▶ [Exercise directions] Leaving out every picture, copy the lines of the data exactly, from the first through the line containing "line width=2.5pt] (#1,#2)".

▶ [Recorded data]
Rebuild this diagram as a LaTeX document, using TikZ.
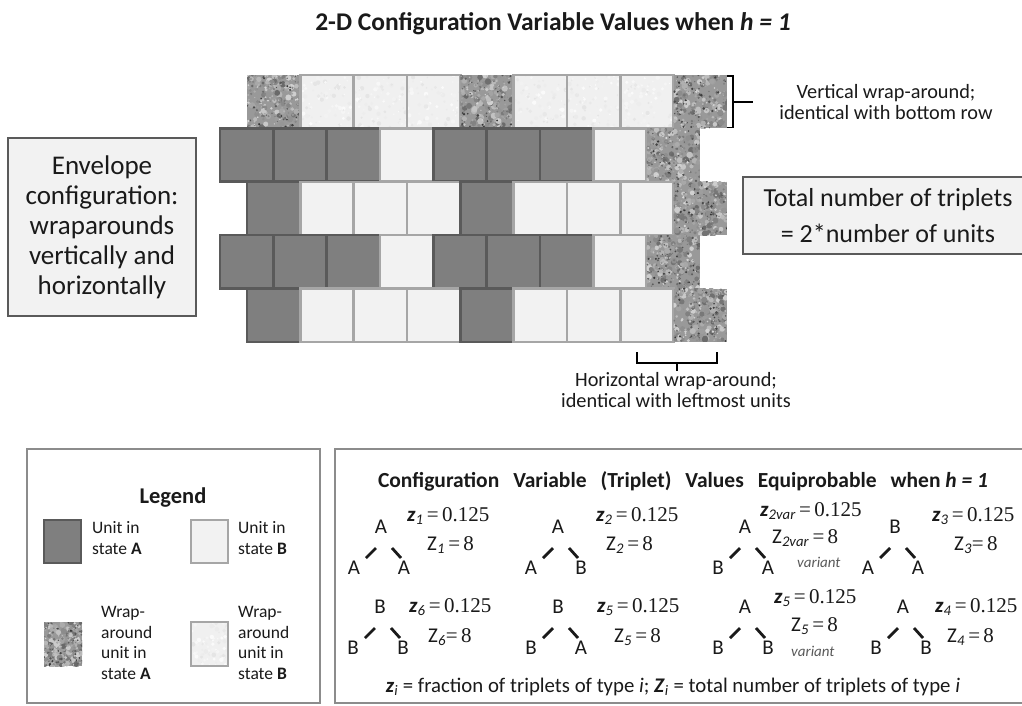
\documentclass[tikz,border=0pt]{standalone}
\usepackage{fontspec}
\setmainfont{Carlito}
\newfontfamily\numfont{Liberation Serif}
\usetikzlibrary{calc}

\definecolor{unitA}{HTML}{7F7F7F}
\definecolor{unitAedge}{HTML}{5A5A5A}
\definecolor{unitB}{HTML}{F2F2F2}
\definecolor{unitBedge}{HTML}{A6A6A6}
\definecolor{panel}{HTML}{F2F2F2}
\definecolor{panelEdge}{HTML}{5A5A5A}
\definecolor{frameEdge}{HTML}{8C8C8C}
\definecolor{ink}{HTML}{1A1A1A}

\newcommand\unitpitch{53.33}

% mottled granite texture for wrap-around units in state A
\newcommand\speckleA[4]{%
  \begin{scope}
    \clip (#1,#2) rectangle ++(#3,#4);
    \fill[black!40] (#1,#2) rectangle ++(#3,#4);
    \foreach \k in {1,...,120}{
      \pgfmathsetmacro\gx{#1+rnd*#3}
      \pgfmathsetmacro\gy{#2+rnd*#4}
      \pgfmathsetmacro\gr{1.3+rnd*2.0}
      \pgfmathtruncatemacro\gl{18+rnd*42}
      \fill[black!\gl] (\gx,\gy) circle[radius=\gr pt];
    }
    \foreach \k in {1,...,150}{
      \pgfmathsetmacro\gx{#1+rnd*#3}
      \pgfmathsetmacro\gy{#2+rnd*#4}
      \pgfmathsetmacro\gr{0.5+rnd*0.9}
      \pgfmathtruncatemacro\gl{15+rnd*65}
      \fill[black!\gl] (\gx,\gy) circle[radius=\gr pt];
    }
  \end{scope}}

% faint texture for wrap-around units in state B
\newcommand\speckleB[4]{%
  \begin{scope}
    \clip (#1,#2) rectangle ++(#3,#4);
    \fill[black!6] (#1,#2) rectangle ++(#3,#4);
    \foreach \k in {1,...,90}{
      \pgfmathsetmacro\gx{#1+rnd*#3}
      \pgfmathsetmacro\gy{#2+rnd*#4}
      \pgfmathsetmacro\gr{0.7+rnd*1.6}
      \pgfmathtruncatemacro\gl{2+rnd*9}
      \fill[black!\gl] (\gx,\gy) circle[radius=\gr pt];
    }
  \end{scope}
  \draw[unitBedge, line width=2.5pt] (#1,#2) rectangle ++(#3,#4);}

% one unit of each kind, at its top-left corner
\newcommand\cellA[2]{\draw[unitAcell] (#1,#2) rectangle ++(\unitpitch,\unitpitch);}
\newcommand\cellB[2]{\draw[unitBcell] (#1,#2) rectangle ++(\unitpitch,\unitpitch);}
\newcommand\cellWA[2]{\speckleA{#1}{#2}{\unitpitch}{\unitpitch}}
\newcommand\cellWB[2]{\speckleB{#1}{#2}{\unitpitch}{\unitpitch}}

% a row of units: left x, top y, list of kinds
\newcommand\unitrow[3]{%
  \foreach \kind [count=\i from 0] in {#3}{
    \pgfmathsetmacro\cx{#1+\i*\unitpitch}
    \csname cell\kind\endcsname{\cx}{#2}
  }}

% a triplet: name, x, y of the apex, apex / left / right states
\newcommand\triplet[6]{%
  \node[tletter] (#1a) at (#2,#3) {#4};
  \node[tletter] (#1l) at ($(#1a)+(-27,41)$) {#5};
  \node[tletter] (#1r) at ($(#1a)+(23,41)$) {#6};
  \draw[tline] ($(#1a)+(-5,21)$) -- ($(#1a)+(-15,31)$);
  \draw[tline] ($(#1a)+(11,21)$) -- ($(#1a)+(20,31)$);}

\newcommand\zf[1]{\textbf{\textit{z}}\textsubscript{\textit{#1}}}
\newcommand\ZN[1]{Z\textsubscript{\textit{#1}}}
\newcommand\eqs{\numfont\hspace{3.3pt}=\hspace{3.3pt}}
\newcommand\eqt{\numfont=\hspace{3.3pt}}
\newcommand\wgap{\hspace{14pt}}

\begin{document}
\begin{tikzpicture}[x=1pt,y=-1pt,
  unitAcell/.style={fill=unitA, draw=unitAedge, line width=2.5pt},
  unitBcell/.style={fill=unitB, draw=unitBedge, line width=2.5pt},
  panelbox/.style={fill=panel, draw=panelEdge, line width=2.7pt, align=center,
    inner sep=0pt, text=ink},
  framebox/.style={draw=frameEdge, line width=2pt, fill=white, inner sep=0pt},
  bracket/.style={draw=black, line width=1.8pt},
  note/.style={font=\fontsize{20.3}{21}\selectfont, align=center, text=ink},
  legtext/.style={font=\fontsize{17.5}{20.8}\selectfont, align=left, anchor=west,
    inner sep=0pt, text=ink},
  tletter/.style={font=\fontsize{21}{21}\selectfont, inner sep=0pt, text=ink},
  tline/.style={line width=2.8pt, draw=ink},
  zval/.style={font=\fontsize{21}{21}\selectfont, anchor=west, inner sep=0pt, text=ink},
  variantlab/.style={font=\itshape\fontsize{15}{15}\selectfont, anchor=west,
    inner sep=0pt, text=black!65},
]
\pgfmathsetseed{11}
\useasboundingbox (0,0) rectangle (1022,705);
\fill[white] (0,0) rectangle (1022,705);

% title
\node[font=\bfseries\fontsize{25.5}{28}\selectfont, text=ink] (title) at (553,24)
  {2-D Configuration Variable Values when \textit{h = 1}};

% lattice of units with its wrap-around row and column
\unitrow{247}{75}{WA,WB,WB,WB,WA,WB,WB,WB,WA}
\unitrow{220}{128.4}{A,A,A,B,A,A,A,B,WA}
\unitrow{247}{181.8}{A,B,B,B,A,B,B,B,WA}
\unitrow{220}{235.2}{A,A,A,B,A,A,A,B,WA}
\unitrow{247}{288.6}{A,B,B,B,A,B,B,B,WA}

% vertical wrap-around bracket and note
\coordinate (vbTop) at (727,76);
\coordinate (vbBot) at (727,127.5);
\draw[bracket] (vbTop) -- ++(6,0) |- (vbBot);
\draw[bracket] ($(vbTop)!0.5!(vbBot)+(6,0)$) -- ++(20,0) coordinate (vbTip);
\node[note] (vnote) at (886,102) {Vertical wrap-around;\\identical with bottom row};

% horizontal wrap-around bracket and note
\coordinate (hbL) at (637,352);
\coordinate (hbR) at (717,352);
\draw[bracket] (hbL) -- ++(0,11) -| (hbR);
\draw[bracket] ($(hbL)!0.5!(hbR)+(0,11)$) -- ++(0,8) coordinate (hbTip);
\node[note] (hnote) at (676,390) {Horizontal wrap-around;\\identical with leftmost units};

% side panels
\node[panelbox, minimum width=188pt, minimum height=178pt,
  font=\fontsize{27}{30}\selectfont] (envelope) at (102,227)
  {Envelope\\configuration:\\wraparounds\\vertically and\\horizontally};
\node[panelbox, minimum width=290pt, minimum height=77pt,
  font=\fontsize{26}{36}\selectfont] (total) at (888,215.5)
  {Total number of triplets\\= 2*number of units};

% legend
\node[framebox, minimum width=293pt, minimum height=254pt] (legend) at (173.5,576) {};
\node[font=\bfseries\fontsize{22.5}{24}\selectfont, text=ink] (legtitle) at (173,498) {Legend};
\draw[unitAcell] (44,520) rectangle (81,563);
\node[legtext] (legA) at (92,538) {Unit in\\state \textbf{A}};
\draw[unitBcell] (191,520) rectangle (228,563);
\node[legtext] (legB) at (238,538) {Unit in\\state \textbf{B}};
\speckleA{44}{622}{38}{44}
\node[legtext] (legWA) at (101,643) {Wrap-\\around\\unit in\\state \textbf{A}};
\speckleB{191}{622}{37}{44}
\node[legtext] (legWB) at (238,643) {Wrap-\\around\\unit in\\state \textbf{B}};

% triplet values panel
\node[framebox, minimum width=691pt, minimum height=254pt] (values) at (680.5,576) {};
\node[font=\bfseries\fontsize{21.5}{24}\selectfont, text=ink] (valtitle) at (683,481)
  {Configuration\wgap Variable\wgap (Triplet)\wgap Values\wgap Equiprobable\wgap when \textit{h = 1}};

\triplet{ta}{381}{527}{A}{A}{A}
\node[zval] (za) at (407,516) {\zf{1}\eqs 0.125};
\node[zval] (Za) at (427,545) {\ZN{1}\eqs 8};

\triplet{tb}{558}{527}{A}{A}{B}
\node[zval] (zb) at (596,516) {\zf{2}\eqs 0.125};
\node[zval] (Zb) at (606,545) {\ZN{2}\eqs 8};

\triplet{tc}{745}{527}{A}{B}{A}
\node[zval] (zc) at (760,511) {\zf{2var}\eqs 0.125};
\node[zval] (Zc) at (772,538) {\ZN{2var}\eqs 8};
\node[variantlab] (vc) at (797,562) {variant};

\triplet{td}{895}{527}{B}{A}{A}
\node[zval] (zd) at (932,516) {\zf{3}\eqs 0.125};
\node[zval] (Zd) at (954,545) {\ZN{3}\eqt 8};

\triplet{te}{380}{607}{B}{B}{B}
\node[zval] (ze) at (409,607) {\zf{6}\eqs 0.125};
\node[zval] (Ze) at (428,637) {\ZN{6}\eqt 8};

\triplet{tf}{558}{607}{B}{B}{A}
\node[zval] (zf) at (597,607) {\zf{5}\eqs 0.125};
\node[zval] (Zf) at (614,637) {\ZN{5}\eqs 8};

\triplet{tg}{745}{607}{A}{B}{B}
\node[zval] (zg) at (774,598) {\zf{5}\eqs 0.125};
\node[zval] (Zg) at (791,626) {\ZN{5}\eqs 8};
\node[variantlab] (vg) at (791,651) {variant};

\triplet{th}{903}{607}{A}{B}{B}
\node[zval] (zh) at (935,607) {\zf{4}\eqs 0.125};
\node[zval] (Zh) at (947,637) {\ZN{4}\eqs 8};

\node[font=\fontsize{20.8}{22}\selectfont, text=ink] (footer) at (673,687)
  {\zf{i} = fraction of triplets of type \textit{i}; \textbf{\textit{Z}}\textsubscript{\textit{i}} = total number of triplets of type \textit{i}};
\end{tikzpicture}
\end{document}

▶ [Problem solution]
Rebuild this diagram as a LaTeX document, using TikZ.
\documentclass[tikz,border=0pt]{standalone}
\usepackage{fontspec}
\setmainfont{Carlito}
\newfontfamily\numfont{Liberation Serif}
\usetikzlibrary{calc}

\definecolor{unitA}{HTML}{7F7F7F}
\definecolor{unitAedge}{HTML}{5A5A5A}
\definecolor{unitB}{HTML}{F2F2F2}
\definecolor{unitBedge}{HTML}{A6A6A6}
\definecolor{panel}{HTML}{F2F2F2}
\definecolor{panelEdge}{HTML}{5A5A5A}
\definecolor{frameEdge}{HTML}{8C8C8C}
\definecolor{ink}{HTML}{1A1A1A}

\newcommand\unitpitch{53.33}

% mottled granite texture for wrap-around units in state A
\newcommand\speckleA[4]{%
  \begin{scope}
    \clip (#1,#2) rectangle ++(#3,#4);
    \fill[black!40] (#1,#2) rectangle ++(#3,#4);
    \foreach \k in {1,...,120}{
      \pgfmathsetmacro\gx{#1+rnd*#3}
      \pgfmathsetmacro\gy{#2+rnd*#4}
      \pgfmathsetmacro\gr{1.3+rnd*2.0}
      \pgfmathtruncatemacro\gl{18+rnd*42}
      \fill[black!\gl] (\gx,\gy) circle[radius=\gr pt];
    }
    \foreach \k in {1,...,150}{
      \pgfmathsetmacro\gx{#1+rnd*#3}
      \pgfmathsetmacro\gy{#2+rnd*#4}
      \pgfmathsetmacro\gr{0.5+rnd*0.9}
      \pgfmathtruncatemacro\gl{15+rnd*65}
      \fill[black!\gl] (\gx,\gy) circle[radius=\gr pt];
    }
  \end{scope}}

% faint texture for wrap-around units in state B
\newcommand\speckleB[4]{%
  \begin{scope}
    \clip (#1,#2) rectangle ++(#3,#4);
    \fill[black!6] (#1,#2) rectangle ++(#3,#4);
    \foreach \k in {1,...,90}{
      \pgfmathsetmacro\gx{#1+rnd*#3}
      \pgfmathsetmacro\gy{#2+rnd*#4}
      \pgfmathsetmacro\gr{0.7+rnd*1.6}
      \pgfmathtruncatemacro\gl{2+rnd*9}
      \fill[black!\gl] (\gx,\gy) circle[radius=\gr pt];
    }
  \end{scope}
  \draw[unitBedge, line width=2.5pt] (#1,#2) rectangle ++(#3,#4);}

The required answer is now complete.